• _What is being asked_: Pictures excluded, return the lines below from the first through the line holding "const FS=18, LS=1;".

• _Data extract_:
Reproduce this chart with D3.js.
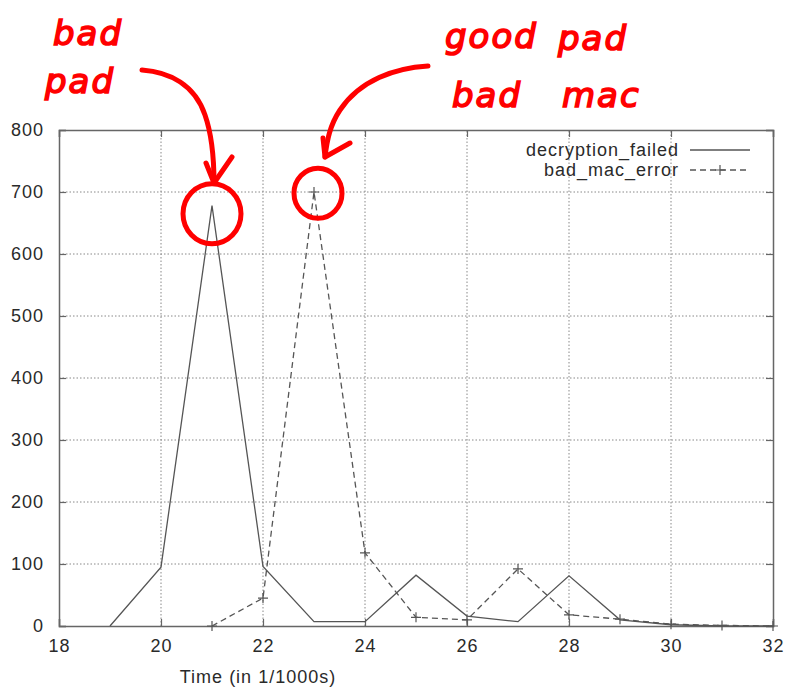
<!DOCTYPE html>
<html><head><meta charset="utf-8">
<script src="https://cdn.jsdelivr.net/npm/d3@7"></script>
<style>body{margin:0;background:#fff}svg{display:block}</style>
</head><body>
<script>
const times = [19,20,21,22,23,24,25,26,27,28,29,30,31,32];
const decryptionFailed = [0,95,678,96,7,7,82,16,7,81,10,2,0,0];
const macTimes = [21,22,23,24,25,26,27,28,29,30,31,32];
const badMacError = [0,45,700,118,14,10,92,18,11,3,1,0];
const xTicks = [18,20,22,24,26,28,30,32];
const yTicks = [0,100,200,300,400,500,600,700,800];
const seriesNames = ["decryption_failed","bad_mac_error"];
const xLabel = "Time (in 1/1000s)";

(function(){
const W=786,H=687;
const svg=d3.select("body").append("svg").attr("width",W).attr("height",H);
const x=d3.scaleLinear().domain([18,32]).range([59,773]);
const y=d3.scaleLinear().domain([0,800]).range([626,130]);
const font="'Liberation Sans', Arial, sans-serif";
const axisCol="#666", lineCol="#555", txtCol="#2a2a2a";
const FS=18, LS=1;

const g=svg.append("g");
g.selectAll(".gx").data(xTicks.slice(1,-1)).join("line")
 .attr("x1",d=>x(d)).attr("x2",d=>x(d)).attr("y1",y(0)).attr("y2",y(800))
 .attr("stroke","#888").attr("stroke-width",1).attr("stroke-dasharray","1.5,2");
g.selectAll(".gy").data(yTicks.slice(1,-1)).join("line")
 .attr("y1",d=>y(d)).attr("y2",d=>y(d)).attr("x1",x(18)).attr("x2",x(32))
 .attr("stroke","#888").attr("stroke-width",1).attr("stroke-dasharray","1.5,2");

const axB=d3.axisBottom(x).tickValues(xTicks).tickSize(-7).tickPadding(13).tickFormat(d3.format("d"));
const axL=d3.axisLeft(y).tickValues(yTicks).tickSize(-7).tickPadding(15).tickFormat(d3.format("d"));
const axT=d3.axisTop(x).tickValues(xTicks).tickSize(-7).tickFormat("");
const axR=d3.axisRight(y).tickValues(yTicks).tickSize(-7).tickFormat("");
function style(sel){sel.select(".domain").attr("stroke",axisCol).attr("stroke-width",1.5);
 sel.selectAll(".tick line").attr("stroke",axisCol).attr("stroke-width",1.2);
 sel.selectAll(".tick text").attr("fill",txtCol).attr("font-family",font).attr("font-size",FS).attr("letter-spacing",LS);}
svg.append("g").attr("transform",`translate(0,${y(0)})`).call(axB).call(style);
svg.append("g").attr("transform",`translate(${x(18)},0)`).call(axL).call(style);
svg.append("g").attr("transform",`translate(0,${y(800)})`).call(axT).call(style);
svg.append("g").attr("transform",`translate(${x(32)},0)`).call(axR).call(style);

svg.append("text").attr("x",258).attr("y",683).attr("text-anchor","middle")
 .attr("font-family",font).attr("font-size",FS).attr("letter-spacing",LS).attr("fill",txtCol).text(xLabel);

const line=d3.line().x(d=>x(d[0])).y(d=>y(d[1]));
const d1=times.map((t,i)=>[t,decryptionFailed[i]]);
const d2=macTimes.map((t,i)=>[t,badMacError[i]]);
svg.append("path").datum(d1).attr("d",line).attr("fill","none").attr("stroke",lineCol).attr("stroke-width",1.3);
svg.append("path").datum(d2).attr("d",line).attr("fill","none").attr("stroke",lineCol).attr("stroke-width",1.3).attr("stroke-dasharray","6,4");
svg.selectAll(".pt").data(d2).join("path")
 .attr("d","M-5,0h10M0,-5v10")
 .attr("transform",d=>`translate(${x(d[0])},${y(d[1])})`)
 .attr("stroke",lineCol).attr("stroke-width",1.2).attr("fill","none");

const lg=svg.append("g").attr("font-family",font).attr("font-size",FS).attr("letter-spacing",LS).attr("fill",txtCol);
lg.append("text").attr("x",679).attr("y",156).attr("text-anchor","end").text(seriesNames[0]);
lg.append("text").attr("x",679).attr("y",176).attr("text-anchor","end").text(seriesNames[1]);
lg.append("line").attr("x1",690).attr("x2",750).attr("y1",150).attr("y2",150).attr("stroke",lineCol).attr("stroke-width",1.3);
lg.append("line").attr("x1",690).attr("x2",750).attr("y1",170).attr("y2",170).attr("stroke",lineCol).attr("stroke-width",1.3).attr("stroke-dasharray","6,4");
lg.append("path").attr("d","M715,170h10M720,165v10").attr("stroke",lineCol).attr("stroke-width",1.2);

const red="#f00";
const an=svg.append("g").attr("fill",red).attr("stroke",red).attr("stroke-width",1.6)
 .attr("font-family","'DejaVu Sans', sans-serif")
 .attr("font-size",34).attr("font-style","italic").attr("letter-spacing",2);
an.append("text").attr("x",53).attr("y",45).text("bad");
an.append("text").attr("x",45).attr("y",93).text("pad");
an.append("text").attr("x",445).attr("y",48).text("good");
an.append("text").attr("x",558).attr("y",50).text("pad");
an.append("text").attr("x",452).attr("y",107).text("bad");
an.append("text").attr("x",562).attr("y",107).text("mac");
const st={stroke:red,"stroke-width":5,fill:"none","stroke-linecap":"round","stroke-linejoin":"round"};
function s(sel){for(const k in st)sel.attr(k,st[k]);return sel;}
s(svg.append("ellipse").attr("cx",x(21)).attr("cy",y(665)).attr("rx",29).attr("ry",30));
s(svg.append("ellipse").attr("cx",x(23)+4).attr("cy",y(698)).attr("rx",24).attr("ry",25));
s(svg.append("path").attr("d","M142,70 C170,72 195,85 205,115 C212,135 214,160 214,183"));
s(svg.append("path").attr("d","M206,163 L214,183 L232,157"));
s(svg.append("path").attr("d","M428,66 C395,68 360,80 340,110 C330,125 327,140 325,157"));
s(svg.append("path").attr("d","M323,138 L325,157 L350,143"));
})();
</script>
</body></html>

• _Written response_:
Reproduce this chart with D3.js.
<!DOCTYPE html>
<html><head><meta charset="utf-8">
<script src="https://cdn.jsdelivr.net/npm/d3@7"></script>
<style>body{margin:0;background:#fff}svg{display:block}</style>
</head><body>
<script>
const times = [19,20,21,22,23,24,25,26,27,28,29,30,31,32];
const decryptionFailed = [0,95,678,96,7,7,82,16,7,81,10,2,0,0];
const macTimes = [21,22,23,24,25,26,27,28,29,30,31,32];
const badMacError = [0,45,700,118,14,10,92,18,11,3,1,0];
const xTicks = [18,20,22,24,26,28,30,32];
const yTicks = [0,100,200,300,400,500,600,700,800];
const seriesNames = ["decryption_failed","bad_mac_error"];
const xLabel = "Time (in 1/1000s)";

(function(){
const W=786,H=687;
const svg=d3.select("body").append("svg").attr("width",W).attr("height",H);
const x=d3.scaleLinear().domain([18,32]).range([59,773]);
const y=d3.scaleLinear().domain([0,800]).range([626,130]);
const font="'Liberation Sans', Arial, sans-serif";
const axisCol="#666", lineCol="#555", txtCol="#2a2a2a";
const FS=18, LS=1;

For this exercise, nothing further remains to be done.